Nightly, comics incorporate these feelings of regular people into their acts, making light of the underlying burden. Laughter seems to help people cope.
Recently, I spent a night at the Laugh Factory in Hollywood, as well as a night at the Laugh Factory Chicago, to see what the comedians were saying about the political scene. This is some of what I heard:
"When Obama said that he will lower the unemployment rate within months, I did not believe him at first. But then, Joe Biden said the same thing, so I said; good, now I have it in black and white." -- Gerry Bednob
"For this election I decided to vote for the ones who put the least amount of leaflets in my mailbox... I'm voting for Pizza Hut." -- Jim Tavare
"The candidates are right, though. The choice is clear: Either you want a President who believes recovery lies in emboldening the middle class OR you're a racist." -- Bill Dawes
"Why elect another person for president? I'm comfortable in the mess I'm in. No need to elect someone else and have to get situated again. I'm fine in the mess I'm in now." -- Deon Cole
"We live in such a progressive society; we have a Black President, someday a woman, or a gay guy, maybe a Jew. So when the left says Romney can never win because he is Mormon. That's crazy; right now we have a man in office which would have never happened 20 years ago. And never in my life have I said to my wife, honey, Mormons are moving in next door we better put a security system in. I never went to my daughters, if you ever come home with a Mormon!" -- Rich Vos
There was talk, during the early weeks of the NFL season, that the first debate between President Obama and Governor Romney appeared to be moderated by a replacement referee, and that's how Jim Lehrer came off. In the second debate, there were questions from real people and Candy Crowley at least tried. In the last debate, Bob Schieffer was slightly more assertive, but still, why did no one ask:
Why was not a single person arrested or jailed after the economic crisis?

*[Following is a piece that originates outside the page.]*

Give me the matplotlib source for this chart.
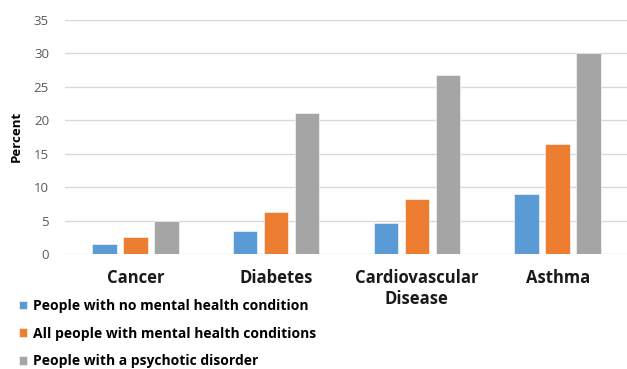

Why were more people arrested at an Occupy Wall Street demonstration than from Wall Street itself?
In the future, perhaps the debates should be moderated by David Letterman, Jimmy Fallon, Jon Stewart, Steven Colbert, or Jimmy Kimmel. Of course not all comics would work better. Jay Leno spends way too much effort waiting to talk and doesn't listen to a guest, so he wouldn't be a good choice. Even Howard Stern would have brought more integrity to the process than the run of the mill journalist. How I wish the news moderators spent more time in comedy clubs with real people. Then maybe they would ask the questions that really matter.